Breathing Lessons


I really like Whole Living magazine.  In this month’s issue, Amy Gross has a nice article — “Breathing Lessons” — on the why and how of practicing mindfulness meditation.  An excerpt:

The disasters we imagine in our future torture us more than reality ever can.  As Eckhart Tolle teaches, “Right now I’m OK.”  The more fully you inhabit now, the more OK you are.  Now is home base, the best spa, the best medicine.  Meditation is training in getting to now.

What makes it powerful is what makes it hard: you’re dismantling two of the oldest reflexes in the world.  The first is: Running away from pain. We spend our lives clamping off negative reactions.  Meditation invites these reactions to the surface, where they  can get the attention they’ve wanted from you all these years, and ultimately dissolve.  You see you’re not destroyed.  ”Acceptance is the key,”  Joseph [Goldstein] says.  ”Resistance locks in the feeling.”
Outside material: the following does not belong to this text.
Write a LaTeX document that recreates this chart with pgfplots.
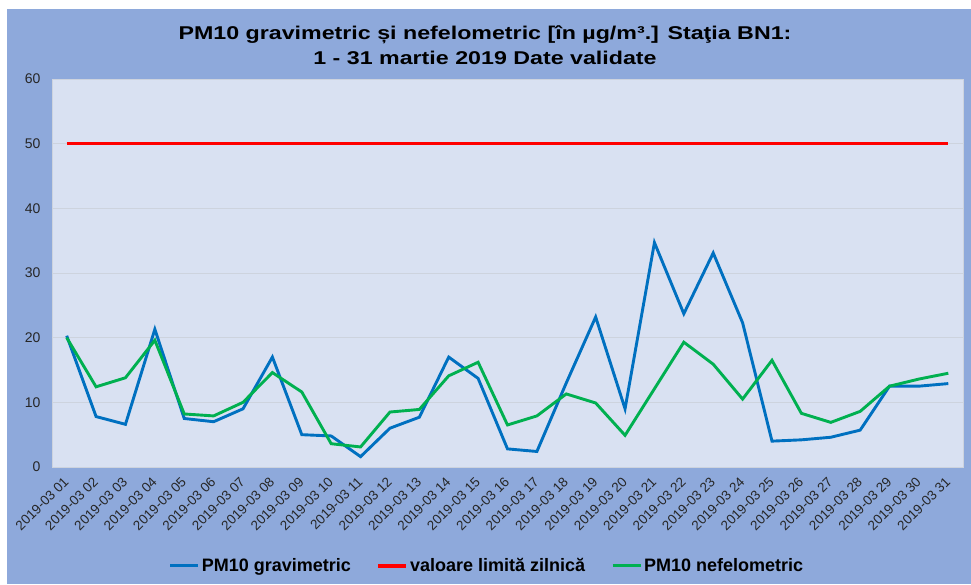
\documentclass[border=0pt]{standalone}
\usepackage{fontspec}
\setmainfont{Liberation Sans}
\usepackage{pgfplots}
\pgfplotsset{compat=1.18}
\usepackage{pgfplotstable}
\definecolor{bgblue}{HTML}{8EA9DB}
\definecolor{plotbg}{HTML}{D9E1F2}
\definecolor{lblue}{HTML}{0070C0}
\definecolor{lgreen}{HTML}{00B050}
\definecolor{lred}{HTML}{FF0000}
\definecolor{gridc}{HTML}{CDD3DE}

\pgfplotstableread{
day grav nef lim
1 20.3 20.0 50
2 7.8 12.4 50
3 6.6 13.8 50
4 21.3 19.6 50
5 7.5 8.2 50
6 7.0 7.9 50
7 9.0 10.0 50
8 17.0 14.6 50
9 5.0 11.6 50
10 4.8 3.6 50
11 1.6 3.1 50
12 6.0 8.5 50
13 7.7 8.9 50
14 17.0 14.1 50
15 13.7 16.2 50
16 2.8 6.5 50
17 2.4 7.9 50
18 13.0 11.3 50
19 23.2 9.9 50
20 9.0 4.9 50
21 34.7 12.1 50
22 23.7 19.3 50
23 33.1 15.9 50
24 22.3 10.5 50
25 4.0 16.5 50
26 4.2 8.3 50
27 4.6 6.9 50
28 5.7 8.6 50
29 12.5 12.5 50
30 12.5 13.6 50
31 12.9 14.5 50
}\data

\begin{document}
\begin{tikzpicture}
\fill[white] (0pt,0pt) rectangle (971pt,584pt);
\fill[bgblue] (7pt,0pt) rectangle (971pt,575pt);
\node[font=\bfseries\fontsize{18.5}{25}\selectfont, align=center, xscale=1.255] at (485pt,539pt)
  {PM10 gravimetric și nefelometric [în µg/m³.] Staţia BN1:\\1 - 31 martie 2019 Date validate};
\begin{axis}[
  at={(52pt,117pt)}, anchor=south west,
  scale only axis, width=911pt, height=388pt,
  xmin=0.5, xmax=31.5, ymin=0, ymax=60,
  ytick={0,10,...,60},
  xtick={1,...,31},
  xticklabels={2019-03 01,2019-03 02,2019-03 03,2019-03 04,2019-03 05,2019-03 06,2019-03 07,2019-03 08,2019-03 09,2019-03 10,2019-03 11,2019-03 12,2019-03 13,2019-03 14,2019-03 15,2019-03 16,2019-03 17,2019-03 18,2019-03 19,2019-03 20,2019-03 21,2019-03 22,2019-03 23,2019-03 24,2019-03 25,2019-03 26,2019-03 27,2019-03 28,2019-03 29,2019-03 30,2019-03 31},
  /pgf/number format/assume math mode=true,
  axis background/.style={fill=plotbg},
  axis line style={draw=gridc},
  ymajorgrids, grid style={draw=gridc, line width=0.8pt},
  major tick length=0pt,
  tick label style={font=\fontsize{14}{16}\selectfont, text=black!85},
  yticklabel style={xshift=-8pt},
  xticklabel style={xshift=2pt, yshift=-10pt, rotate=45, anchor=east, font=\fontsize{13.5}{15}\selectfont},
  legend columns=3,
  legend style={draw=none, fill=none, at={(0.4775,-0.255)}, anchor=center,
    font=\bfseries\fontsize{18}{20}\selectfont,
    /tikz/every even column/.append style={column sep=24pt}},
  legend image code/.code={\draw[#1] (0pt,0pt) -- (28pt,0pt);},
]
\addplot[lblue, line width=2.9pt, no markers] table[x=day, y=grav] {\data};
\addlegendentry{PM10 gravimetric}
\addplot[lred, line width=3.2pt, no markers] table[x=day, y=lim] {\data};
\addlegendentry{valoare limită zilnică}
\addplot[lgreen, line width=2.9pt, no markers] table[x=day, y=nef] {\data};
\addlegendentry{PM10 nefelometric}
\end{axis}
\end{tikzpicture}
\end{document}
The second reflex is: Clinging to the pleasant. We want what we want when we want it; when we get it, we hold on tight.  That’s as futile as trying to hold on to a rushing river.  Meditation offers infinite opportunities to open our grip.  We see that we don’t lose anything by letting go — we’ve just quit an exercise in futility.  Peace, according to the Buddha, is the greatest happiness.  And isn’t that what you said you wanted?